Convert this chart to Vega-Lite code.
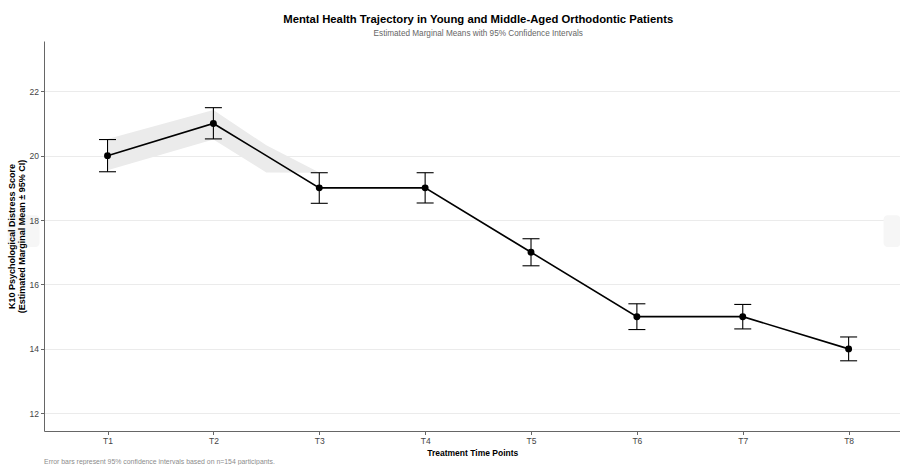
{
  "$schema": "https://vega.github.io/schema/vega-lite/v6.json",
  "background": "white",
  "padding": {"left": 7, "top": 13, "right": 0, "bottom": 0},
  "config": {
    "font": "Liberation Sans",
    "view": {"stroke": null},
    "axis": {
      "domainColor": "#666666",
      "domainWidth": 1,
      "tickColor": "#666666",
      "tickWidth": 1,
      "tickSize": 3.5,
      "labelColor": "#444444",
      "labelFontSize": 8.5,
      "labelPadding": 2,
      "titleColor": "#000000",
      "titleFontSize": 9,
      "titleFontWeight": "bold",
      "gridColor": "#ebebeb",
      "gridWidth": 1
    }
  },
  "datasets": {
    "emm": [
      {"tp": 1, "mean": 20, "lower": 19.5, "upper": 20.5},
      {"tp": 2, "mean": 21, "lower": 20.52, "upper": 21.49},
      {"tp": 3, "mean": 19, "lower": 18.52, "upper": 19.47},
      {"tp": 4, "mean": 19, "lower": 18.53, "upper": 19.47},
      {"tp": 5, "mean": 17, "lower": 16.58, "upper": 17.42},
      {"tp": 6, "mean": 15, "lower": 14.6, "upper": 15.4},
      {"tp": 7, "mean": 15, "lower": 14.62, "upper": 15.38},
      {"tp": 8, "mean": 14, "lower": 13.63, "upper": 14.37}
    ],
    "band": [
      {"tp": 1, "lo": 19.55, "hi": 20.52},
      {"tp": 2, "lo": 20.5, "hi": 21.42},
      {"tp": 2.5, "lo": 19.48, "hi": 20.32},
      {"tp": 3, "lo": 19.47, "hi": 19.48}
    ],
    "boxes": [
      {"x1": 0.056, "x2": 0.358, "y1": 17.16, "y2": 18.15},
      {"x1": 8.33, "x2": 8.49, "y1": 17.16, "y2": 18.15}
    ]
  },
  "title": {
    "text": "Error bars represent 95% confidence intervals based on n=154 participants.",
    "orient": "bottom",
    "anchor": "start",
    "frame": "bounds",
    "dx": 37,
    "offset": 2,
    "fontSize": 6.9,
    "fontWeight": "normal",
    "color": "#8c8c8c"
  },
  "vconcat": [
    {
      "width": 856.5,
      "height": 390,
      "title": {
        "text": "Mental Health Trajectory in Young and Middle-Aged Orthodontic Patients",
        "subtitle": "Estimated Marginal Means with 95% Confidence Intervals",
        "anchor": "middle",
        "frame": "group",
        "dx": 6,
        "offset": 4,
        "fontSize": 11.3,
        "fontWeight": "bold",
        "color": "#000000",
        "subtitleFontSize": 8.2,
        "subtitleColor": "#666666",
        "subtitlePadding": 5
      },
      "resolve": {"axis": {"y": "independent"}},
      "layer": [
        {
          "data": {"name": "boxes"},
          "mark": {"type": "rect", "fill": "#f6f6f6", "cornerRadius": 4},
          "encoding": {
            "x": {
              "field": "x1", "type": "quantitative",
              "scale": {"domain": [0.4, 8.49], "nice": false, "zero": false},
              "axis": {"values": [1, 2, 3, 4, 5, 6, 7, 8], "labelExpr": "'T' + datum.value", "grid": false, "zindex": 1, "title": "Treatment Time Points", "titlePadding": 3, "titleFontSize": 8.5},
              "title": "Treatment Time Points"
            },
            "x2": {"field": "x2"},
            "y": {
              "field": "y1", "type": "quantitative",
              "scale": {"domain": [11.45, 23.56], "nice": false, "zero": false},
              "axis": {"orient": "left", "values": [12, 14, 16, 18, 20, 22], "grid": true, "labels": false, "ticks": false, "domain": false, "title": null, "zindex": 0}
            },
            "y2": {"field": "y2"}
          }
        },
        {
          "data": {"name": "band"},
          "mark": {"type": "area", "fill": "#ebebeb", "opacity": 1},
          "encoding": {
            "x": {"field": "tp", "type": "quantitative", "title": "Treatment Time Points"},
            "y": {
              "field": "lo", "type": "quantitative",
              "axis": {"orient": "left", "values": [12, 14, 16, 18, 20, 22], "grid": false, "zindex": 1, "title": ["K10 Psychological Distress Score", "(Estimated Marginal Mean ± 95% CI)"], "titlePadding": 3, "titleLineHeight": 10}
            },
            "y2": {"field": "hi"}
          }
        },
        {
          "data": {"name": "emm"},
          "mark": {"type": "line", "color": "#000000", "strokeWidth": 1.6},
          "encoding": {
            "x": {"field": "tp", "type": "quantitative", "title": "Treatment Time Points"},
            "y": {"field": "mean", "type": "quantitative", "axis": null}
          }
        },
        {
          "data": {"name": "emm"},
          "mark": {"type": "rule", "color": "#000000", "strokeWidth": 1.1},
          "encoding": {
            "x": {"field": "tp", "type": "quantitative", "title": "Treatment Time Points"},
            "y": {"field": "lower", "type": "quantitative", "axis": null},
            "y2": {"field": "upper"}
          }
        },
        {
          "data": {"name": "emm"},
          "mark": {"type": "tick", "orient": "horizontal", "color": "#000000", "size": 17, "thickness": 1.1, "opacity": 1},
          "encoding": {
            "x": {"field": "tp", "type": "quantitative", "title": "Treatment Time Points"},
            "y": {"field": "upper", "type": "quantitative", "axis": null}
          }
        },
        {
          "data": {"name": "emm"},
          "mark": {"type": "tick", "orient": "horizontal", "color": "#000000", "size": 17, "thickness": 1.1, "opacity": 1},
          "encoding": {
            "x": {"field": "tp", "type": "quantitative", "title": "Treatment Time Points"},
            "y": {"field": "lower", "type": "quantitative", "axis": null}
          }
        },
        {
          "data": {"name": "emm"},
          "mark": {"type": "circle", "color": "#000000", "size": 48, "opacity": 1},
          "encoding": {
            "x": {"field": "tp", "type": "quantitative", "title": "Treatment Time Points"},
            "y": {"field": "mean", "type": "quantitative", "axis": null}
          }
        }
      ]
    }
  ]
}
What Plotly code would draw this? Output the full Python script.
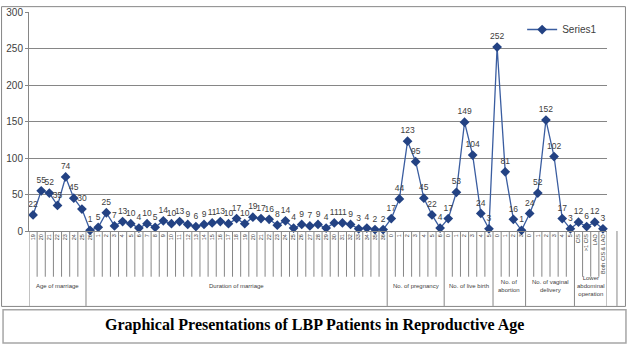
import plotly.graph_objects as go

# ---- data ----
age_labels = ["19", "20", "21", "22", "23", "24", "25"]
age_values = [22, 55, 52, 35, 74, 45, 30]

dur_labels = ["26"] + [str(i) for i in range(1, 37)]
dur_values = [1, 5, 25, 7, 13, 10, 4, 10, 5, 14, 10, 13, 9, 6, 9, 11, 13, 10, 17, 10,
              19, 17, 16, 8, 14, 4, 9, 7, 9, 4, 11, 11, 9, 3, 4, 2, 2]

preg_labels = ["0", "1", "2", "3", "4", "5", "6"]
preg_values = [17, 44, 123, 95, 45, 22, 4]

live_labels = ["0", "1", "2", "3", "4", "5"]
live_values = [17, 53, 149, 104, 24, 3]

abort_labels = ["0", "1", "2", "3"]
abort_values = [252, 81, 16, 1]

vag_labels = ["0", "1", "2", "3", "4", "5"]
vag_values = [24, 52, 152, 102, 17, 3]

lao_labels = ["C/S", ">1 C/S", "LAO", "Both C/S & LAO"]
lao_values = [12, 6, 12, 3]

group_names = ["Age of marriage", "Duration of marriage", "No. of pregnancy",
               "No. of live birth", "No. of<br>abortion", "No. of vaginal<br>delivery",
               "Lower<br>abdominal<br>operation"]
groups = [(age_labels, age_values), (dur_labels, dur_values), (preg_labels, preg_values),
          (live_labels, live_values), (abort_labels, abort_values), (vag_labels, vag_values),
          (lao_labels, lao_values)]

labels, values, bounds = [], [], [0]
for lab, val in groups:
    labels += lab
    values += val
    bounds.append(bounds[-1] + len(lab))
xs = list(range(len(values)))

# ---- geometry helpers (pixel -> paper) ----
L, R, T, B = 28, 607, 6, 231
W, H = 628, 349
def px(x): return (x - L) / (R - L)
def py(y): return (B - y) / (B - T)

fig = go.Figure()
fig.add_trace(go.Scatter(
    x=xs, y=values, mode="lines+markers+text", name="Series1",
    text=[str(v) for v in values], textposition="top center",
    textfont=dict(size=8.5, color="#404040", family="Liberation Sans"),
    line=dict(color="#3A5DA0", width=1.3),
    marker=dict(symbol="diamond", size=7.5, color="#234283"),
    cliponaxis=False,
))

grey = "#868686"
shapes = []
for k in range(len(values) + 1):
    is_group = k in bounds
    shapes.append(dict(type="line", xref="x", yref="paper", x0=k - 0.5, x1=k - 0.5,
                       y0=0, y1=py(308 if is_group else 278),
                       line=dict(color=grey, width=1)))
shapes.append(dict(type="line", xref="paper", yref="paper", x0=px(617), x1=px(617),
                   y0=0, y1=py(308), line=dict(color=grey, width=1)))
shapes.append(dict(type="rect", xref="paper", yref="paper", x0=px(0.5), x1=px(625.5),
                   y0=py(0.5), y1=py(308.5), line=dict(color=grey, width=1)))
shapes.append(dict(type="rect", xref="paper", yref="paper", x0=px(2), x1=px(626),
                   y0=py(312), y1=py(346), line=dict(color="#A6A6A6", width=1.5)))

annotations = []
for i, name in enumerate(group_names):
    cx = (bounds[i] + bounds[i + 1] - 1) / 2
    annotations.append(dict(x=cx, y=py(288), xref="x", yref="paper", text=name,
                            showarrow=False, font=dict(size=6, color="#404040",
                                                        family="Liberation Sans"),
                            xanchor="center", yanchor="middle"))
annotations.append(dict(x=px(314), y=py(328), xref="paper", yref="paper",
                        text="<b>Graphical Presentations of LBP Patients in Reproductive Age</b>",
                        showarrow=False, xanchor="center", yanchor="middle",
                        font=dict(size=16, color="#000000", family="Liberation Serif")))

fig.update_layout(
    width=W, height=H, autosize=False,
    margin=dict(l=L, r=W - R, t=T, b=H - B),
    paper_bgcolor="white", plot_bgcolor="white",
    showlegend=True,
    legend=dict(x=px(522), y=py(24), xanchor="left", yanchor="middle",
                font=dict(size=10, color="#404040", family="Liberation Sans"),
                itemwidth=30, bgcolor="rgba(0,0,0,0)"),
    shapes=shapes, annotations=annotations,
    xaxis=dict(range=[-0.5, len(values) - 0.5], tickmode="array", tickvals=xs,
               ticktext=labels, tickangle=-90, showgrid=False, zeroline=False,
               showline=True, linecolor=grey, ticks="",
               tickfont=dict(size=5.5, color="#404040", family="Liberation Sans")),
    yaxis=dict(range=[0, 300], dtick=50, showgrid=True, gridcolor=grey, gridwidth=1,
               zeroline=False, showline=True, linecolor=grey, ticks="outside",
               ticklen=3, tickcolor=grey,
               tickfont=dict(size=10, color="#404040", family="Liberation Sans")),
)

fig.write_html("out.html")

--------

▸ Exercise aim
Repeat exactly, and only, the lines between the line holding "What Plotly code" and the line holding "xs = list(range(len(values)))", inclusive, leaving pictures out.

▸ Answer to the task
What Plotly code would draw this? Output the full Python script.
import plotly.graph_objects as go

# ---- data ----
age_labels = ["19", "20", "21", "22", "23", "24", "25"]
age_values = [22, 55, 52, 35, 74, 45, 30]

dur_labels = ["26"] + [str(i) for i in range(1, 37)]
dur_values = [1, 5, 25, 7, 13, 10, 4, 10, 5, 14, 10, 13, 9, 6, 9, 11, 13, 10, 17, 10,
              19, 17, 16, 8, 14, 4, 9, 7, 9, 4, 11, 11, 9, 3, 4, 2, 2]

preg_labels = ["0", "1", "2", "3", "4", "5", "6"]
preg_values = [17, 44, 123, 95, 45, 22, 4]

live_labels = ["0", "1", "2", "3", "4", "5"]
live_values = [17, 53, 149, 104, 24, 3]

abort_labels = ["0", "1", "2", "3"]
abort_values = [252, 81, 16, 1]

vag_labels = ["0", "1", "2", "3", "4", "5"]
vag_values = [24, 52, 152, 102, 17, 3]

lao_labels = ["C/S", ">1 C/S", "LAO", "Both C/S & LAO"]
lao_values = [12, 6, 12, 3]

group_names = ["Age of marriage", "Duration of marriage", "No. of pregnancy",
               "No. of live birth", "No. of<br>abortion", "No. of vaginal<br>delivery",
               "Lower<br>abdominal<br>operation"]
groups = [(age_labels, age_values), (dur_labels, dur_values), (preg_labels, preg_values),
          (live_labels, live_values), (abort_labels, abort_values), (vag_labels, vag_values),
          (lao_labels, lao_values)]

labels, values, bounds = [], [], [0]
for lab, val in groups:
    labels += lab
    values += val
    bounds.append(bounds[-1] + len(lab))
xs = list(range(len(values)))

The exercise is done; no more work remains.